Olgetree describes the reaction in Boston as “among the most extreme.” Stopping short of justification (in my opinion), here’s MacDonald’s take on what fueled the response: Irish immigrants in South Boston felt they were slipping off the only rung they had in the so-called social ladder. With violent and ugly racial hatred, they pushed down in order to stay up. Olgetree notes that the “protests reflect the ease with which these residents were able to justify their racism by a desire to maintain their sense of home.” Yep. MacDonald explains that protesters sung the same Irish rebel songs, except the English were replaced with the American Tactical Police Force and the Queen was replaced with Judge Garrity. It was about keeping the place and “freedom” they had carved out in this new society. When the black man is pulled from his car, the Ma character describes him as a scapegoat, “the only one my neighbors could get their hands on, someone worse off than us.”

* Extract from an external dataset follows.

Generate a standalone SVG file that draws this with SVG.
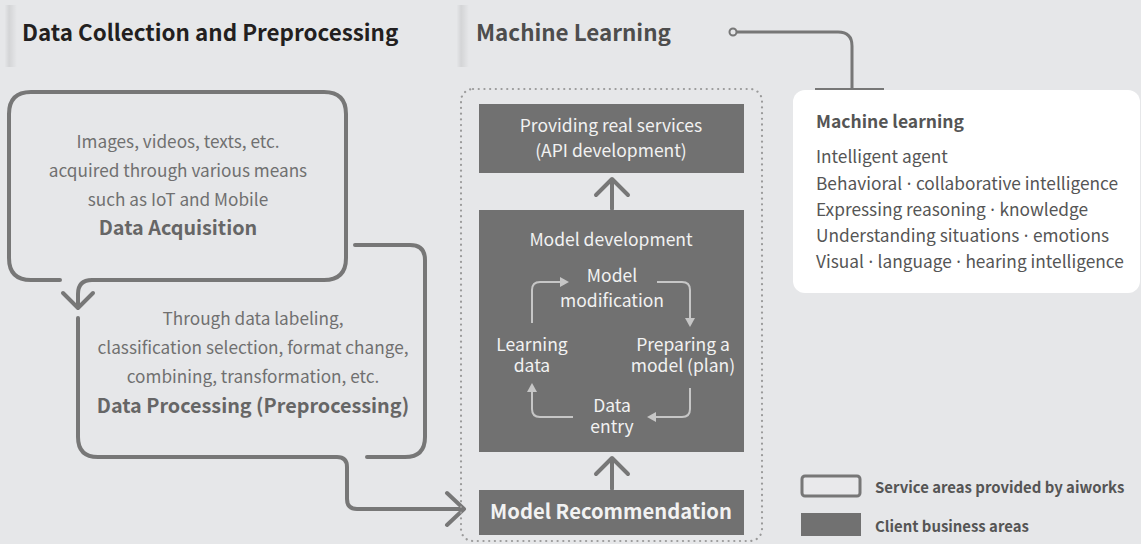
<svg xmlns="http://www.w3.org/2000/svg" width="1141" height="544" viewBox="0 0 1141 544">
<defs>
<linearGradient id="sh" x1="0" y1="0" x2="1" y2="0">
<stop offset="0" stop-color="#000" stop-opacity="0.01"/>
<stop offset="0.35" stop-color="#000" stop-opacity="0.08"/>
<stop offset="1" stop-color="#000" stop-opacity="0"/>
</linearGradient>
<style>
text{font-family:"Noto Sans CJK KR","Noto Sans",sans-serif}
.title{font-size:22.4px;font-weight:700}
.ln{fill:none;stroke:#777;stroke-width:4;stroke-linecap:round;stroke-linejoin:round}
.dark{fill:#717171}
.gt{font-size:17.2px;fill:#707070;text-anchor:middle}
.gb{font-size:19.8px;font-weight:700;fill:#666;text-anchor:middle}
.wt{font-size:17.5px;fill:#f2f2f2;text-anchor:middle}
.cyc{fill:none;stroke:#c6c6c6;stroke-width:2}
.ah{fill:#c6c6c6}
.lt{font-size:17.3px;fill:#555}
.dot{font-family:"Noto Sans",sans-serif}
.lg{font-size:14.9px;font-weight:700;fill:#555}
</style>
</defs>
<rect width="1141" height="544" fill="#e6e7e9"/>
<rect x="5" y="5" width="12" height="62" fill="url(#sh)"/>
<rect x="457" y="5" width="12" height="62" fill="url(#sh)"/>
<text class="title" x="22" y="41" fill="#231f20">Data Collection and Preprocessing</text>
<text class="title" x="476" y="41" fill="#4d4d4d">Machine Learning</text>

<g id="connectors">
<path d="M737,32 H838 Q852,32 852,46 V90" fill="none" stroke="#777" stroke-width="3"/>
<circle cx="733" cy="32" r="3.5" fill="#e6e7e9" stroke="#777" stroke-width="2"/>
<rect x="815" y="88" width="69" height="4" fill="#777"/>
<path class="ln" d="M78,318 V437 Q78,457 98,457 H337 Q347,457 347,467 V499 Q347,509 357,509 H463"/>
<path class="ln" d="M447,493 L464,509 L447,525"/>
<path class="ln" d="M612,209 V180 M596,195 L612,179 L628,195"/>
<path class="ln" d="M612,489 V459 M596,474 L612,458 L628,474"/>
</g>

<g id="data-acquisition">
<path class="ln" d="M60,280 H31 Q9,280 9,258 V114 Q9,92 31,92 H324 Q346,92 346,114 V258 Q346,280 324,280 H92 Q78,280 78,294 V307"/>
<path class="ln" d="M63,293 L78,308 L93,293"/>
<text class="gt" x="178" y="148">Images, videos, texts, etc.</text>
<text class="gt" x="178" y="177">acquired through various means</text>
<text class="gt" x="178" y="206">such as IoT and Mobile</text>
<text class="gb" x="178" y="235">Data Acquisition</text>
</g>

<g id="data-processing">
<path class="ln" d="M355,245 H410 Q425,245 425,260 V437 Q425,457 405,457 H367"/>
<text class="gt" x="253" y="325">Through data labeling,</text>
<text class="gt" x="253" y="354">classification selection, format change,</text>
<text class="gt" x="253" y="383">combining, transformation, etc.</text>
<text class="gb" x="253" y="413">Data Processing (Preprocessing)</text>
</g>

<g id="ml-area">
<rect x="461" y="89" width="301" height="452" rx="12" fill="none" stroke="#9a9a9a" stroke-width="2.2" stroke-dasharray="0.1 5.6" stroke-linecap="round"/>
</g>

<g id="real-services">
<rect class="dark" x="479" y="104" width="265" height="69"/>
<text class="wt" x="611" y="132">Providing real services</text>
<text class="wt" x="611" y="157">(API development)</text>
</g>

<g id="model-development">
<rect class="dark" x="479" y="210" width="265" height="242"/>
<text class="wt" x="611" y="246">Model development</text>
<text class="wt" x="612" y="282">Model</text>
<text class="wt" x="612" y="307">modification</text>
<text class="wt" x="532" y="351">Learning</text>
<text class="wt" x="532" y="372">data</text>
<text class="wt" x="683" y="351">Preparing a</text>
<text class="wt" x="683" y="372">model (plan)</text>
<text class="wt" x="612" y="412">Data</text>
<text class="wt" x="612" y="433">entry</text>
<path class="cyc" d="M532,323 V290 Q532,282 540,282 H561"/>
<path class="ah" d="M569,282 L560,277 L560,287 Z"/>
<path class="cyc" d="M657,282 H682 Q690,282 690,290 V319"/>
<path class="ah" d="M690,327 L685,318 L695,318 Z"/>
<path class="cyc" d="M690,388 V409 Q690,417 682,417 H655"/>
<path class="ah" d="M647,417 L656,412 L656,422 Z"/>
<path class="cyc" d="M573,417 H540 Q532,417 532,409 V391"/>
<path class="ah" d="M532,383 L527,392 L537,392 Z"/>
</g>

<g id="model-recommendation">
<rect class="dark" x="479" y="490" width="265" height="45"/>
<text x="611" y="519" font-size="20.2" font-weight="700" fill="#f2f2f2" text-anchor="middle">Model Recommendation</text>
</g>

<g id="ml-info">
<rect x="793" y="90" width="347" height="203" rx="12" fill="#fff"/>
<text x="816" y="128" font-size="17.5" font-weight="700" fill="#555">Machine learning</text>
<text class="lt" x="816" y="163">Intelligent agent</text>
<text class="lt" x="816" y="190">Behavioral<tspan class="dot"> · </tspan>collaborative intelligence</text>
<text class="lt" x="816" y="216">Expressing reasoning<tspan class="dot"> · </tspan>knowledge</text>
<text class="lt" x="816" y="242">Understanding situations<tspan class="dot"> · </tspan>emotions</text>
<text class="lt" x="816" y="268">Visual<tspan class="dot"> · </tspan>language<tspan class="dot"> · </tspan>hearing intelligence</text>
</g>

<g id="legend">
<rect x="802" y="476" width="58" height="20" rx="3" fill="#e9e9eb" stroke="#777" stroke-width="3"/>
<text class="lg" x="875" y="493">Service areas provided by aiworks</text>
<rect class="dark" x="801" y="513" width="60" height="23"/>
<text class="lg" x="875" y="532">Client business areas</text>
</g>
</svg>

I wish I had a nice analysis that could sum this up. In a way, that’s sort of what I’ll be looking for across all my posts, though I’m not sure it exists. I will say that I don’t think it’s possible to write about school desegregation without trying (as much as is possible) to look into this history, understand its causes and the forms in which it persists today.

Really, though, all of it is virtually incomprehensible – the living/learning conditions in segregated black communities, the violent racism of protest. And, it troubles me that we’ve perhaps allowed the perniciousness of the latter to justify lack of action on the former.